Project name: gigas-WGBS-ploidy-desiccation
Funding source: unknown
Species: Crassostrea gigas
variable: ploidy, desiccation, high temperature
Background:
This is continuation of the WGBS analysis I’ve been running on Ronit’s data. The previous post can be found here. Last time I looked at the MultiQC report and quantified differences in %mCpG between diploid and triploid cgigas after desiccation at 27C for 24hrs.
List of the progress so far:
- Completed bismark on mox. The output was then transferred to gannet by running the rsync command as outlined in the previous post. The output is available here.
- The MultiQC report can be found here.
- Moved
Goal for today:
Use MethylKit to identify differentially methylated loci (DMLs) between diploid and triploid cgigas after desiccation stress. I’ll be following Yaamini’s walkthrough in this post to process *.deduplicated.sorted.bam files, running an modified version of this R markdown file that produces results using 1x, 3x, and 5x coverage.
Step 1: Get MethylKit installed
My R file can be found here. After some version compatibility issues, I was able to get “devtools” and “methylkit” installed and up-to-date by running R Studio as an administrator and running the following code chunk, opting to update all:
install.packages("devtools") #Install the devtools package
library(devtools) #Load devtools
if (!requireNamespace("BiocManager", quietly = TRUE))
install.packages("BiocManager")
BiocManager::install(version = "3.12")
BiocManager::install(c("GenomicFeatures", "AnnotationDbi","methylKit"))
library(methylKit) #Load methylkit
browseVignettes("methylKit") #methylKit manual
The important part seemed to be to install BiocManager version 3.12, as it is compatible with R version 4.0.4.

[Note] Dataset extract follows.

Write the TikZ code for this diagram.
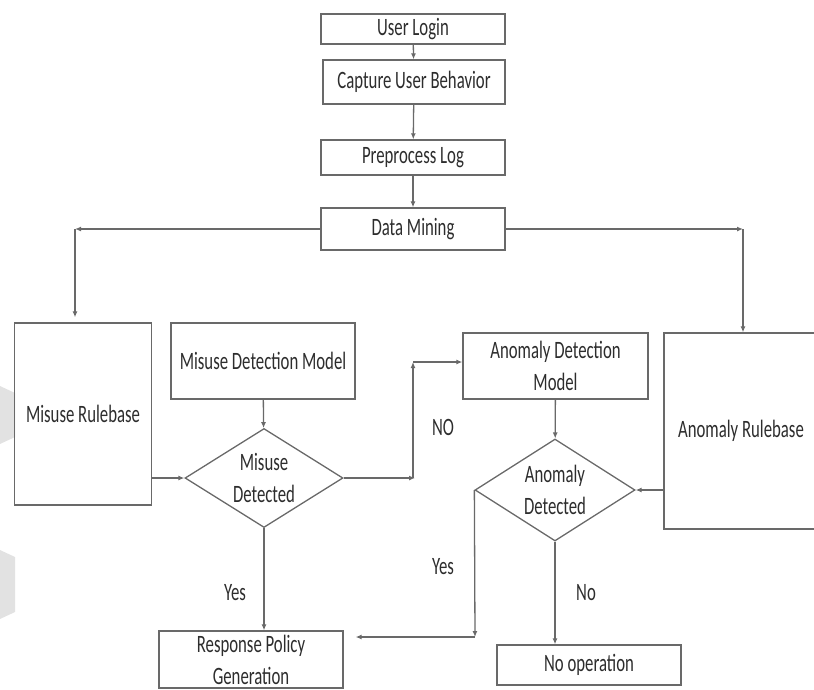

Step 2: Set paths to *.deduplicated.sorted.bam files
The next step was to generate a list of files (and their locations) to be analyzed. Since my files were on gannet in this folder and I plan on running the R script locally for the time being, I downloaded the files on my spare local data drive (E:/). From there, I mapped the location as follows:
analysisFiles <- list("E:/bam_files/zr3534_1_R1.fastp-trim.20201202_bismark_bt2_pe.deduplicated.sorted.bam",
"E:/bam_files/zr3534_2_R1.fastp-trim.20201202_bismark_bt2_pe.deduplicated.sorted.bam",
"E:/bam_files/zr3534_3_R1.fastp-trim.20201202_bismark_bt2_pe.deduplicated.sorted.bam",
"E:/bam_files/zr3534_4_R1.fastp-trim.20201202_bismark_bt2_pe.deduplicated.sorted.bam",
"E:/bam_files/zr3534_5_R1.fastp-trim.20201202_bismark_bt2_pe.deduplicated.sorted.bam",
"E:/bam_files/zr3534_6_R1.fastp-trim.20201202_bismark_bt2_pe.deduplicated.sorted.bam",
"E:/bam_files/zr3534_7_R1.fastp-trim.20201202_bismark_bt2_pe.deduplicated.sorted.bam",
"E:/bam_files/zr3534_8_R1.fastp-trim.20201202_bismark_bt2_pe.deduplicated.sorted.bam",
"E:/bam_files/zr3534_9_R1.fastp-trim.20201202_bismark_bt2_pe.deduplicated.sorted.bam",
"E:/bam_files/zr3534_10_R1.fastp-trim.20201202_bismark_bt2_pe.deduplicated.sorted.bam")
This approach isn’t really ideal - I should figure out a way to import directly from gannet in the future.
Step 3: Create sampleID list and treatment variable
Next I used this quick and dirty script to generate names (just numbers 1-10 for now), and treatmentSpecifications (0=diploid,1=triploid)
sample.IDs <- list("1", "2", "3", "4", "5", "6", "7", "8", "9", "10") #Create list of sample IDs
treatmentSpecification <- c(rep(0, times = 5), rep(1, times = 5)) # Specify which treatment the samples were from. All animals were subjected to desiccation. 0 = diploid, 1 = triploid
Step 4: Run processBismarkAln
Next I will run processBismarkAln to set different coverage metrics (1x, 3x, and 5x) in the ‘mincov’ argument, using the folloiwng code.
processedFilesCov1 <- processBismarkAln(location = analysisFiles, sample.id = sample.IDs, assembly = "v3", read.context = "CpG", mincov = 1, treatment = treatmentSpecification) #Process files for CpG methylation using 1x coverage. First 5 files were diploid, and the second 5 are triploid.
This chunk was run with mincov = 1, 3, or 5. This step took a long time! On my desktop machine (Intel(R) Core(TM) i7-8700K CPU @ 3.70GHz), it averaged 1 sample every 30 mins.
I know that Yaamini is working on a mox script for this step. I’ll link it here when/if she finishes it.